Entebbe, Uganda: Two women formerly held in captivity by fugitive Lord’s Resistance Army (LRA) leader Joseph Kony and several children were on Friday repatriated to Uganda from the Central African Republic (CAR) in the latest breakthrough in ongoing regional efforts to dismantle remnants of the rebel group.
The group was received at the Uganda People’s Defence Forces (UPDF) Airbase in Entebbe after being flown in from Bangui aboard a military-arranged flight coordinated by Ugandan security authorities on Friday, May 22.
According to the acting UPDF Spokesperson, Col Chris Magezi, the returnees were escorted back to Uganda by the Chief of Defence Intelligence and Security (CDIS), Maj Gen Richard Otto.
“Two young women and wives to Lord’s Resistance Army leader Joseph Kony were yesterday received at the UPDF Airbase in Entebbe after being flown in from Bangui, the Central African Republic (CAR),” Col Magezi said on Friday.
Those repatriated include Ugandan national Ikol Grace, 33, alongside her two children, Ayuma Maria, 8, and Oryema Bosco, 2.
Also returned was South Sudanese national Aniyessi Teregina, 33, who arrived holding one of Kony’s orphaned children aged two years.
Military authorities said Ikol was abducted by the LRA in 2003 at the age of 10 from Amuria District in Eastern Uganda, while Teregina was kidnapped in 2006 at age 13 from Yambio in South Sudan’s Western Equatoria region.
Col Magyezi said arrangements are underway to facilitate Teregina’s eventual return to South Sudan.
According to defence authorities, the women and children were among a larger group of eight wives and 13 children linked to Kony who reportedly escaped captivity in January this year after their camp came under attack by an unidentified armed group operating south of Darfur near the tri-border area of CAR, Sudan and South Sudan.
“In all, 8 Kony wives and 13 children escaped from captivity in January this year after their camp was attacked by an armed group south of Darfur near the border of CAR, Sudan, and South Sudan,” Magezi noted.
“The other women, Congolese and CAR citizens, along with their children, were handed over to their families in the respective countries,” he added.
The latest repatriation adds to the growing number of former LRA captives returning from remote hideouts across Central Africa as the once-feared rebel movement continues to weaken after years of regional military pressure.

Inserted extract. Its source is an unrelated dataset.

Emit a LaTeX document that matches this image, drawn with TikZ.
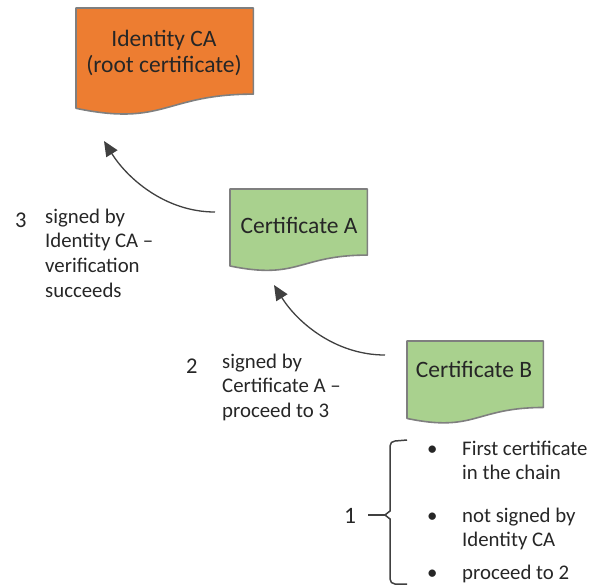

Col Magezi said more than 150 former LRA captives, including some of Kony’s wives and children, had already been returned to Uganda from CAR between 2023 and 2024 after escaping rebel captivity.
The Lord’s Resistance Army, which waged a brutal insurgency across northern Uganda for nearly two decades, became notorious for mass abductions, killings and the forced recruitment of children as fighters and porters.
Although largely pushed out of Uganda by military operations in the mid-2000s, remnants of the group continued operating across parts of Central African Republic, South Sudan and the Democratic Republic of Congo.
Joseph Kony, who remains one of Africa’s most wanted fugitives, is still believed to be hiding somewhere within the remote border regions of Central Africa despite years of international manhunts.
Security analysts say continued defections and escapes by wives, children and former fighters signal the gradual collapse of the remaining LRA network.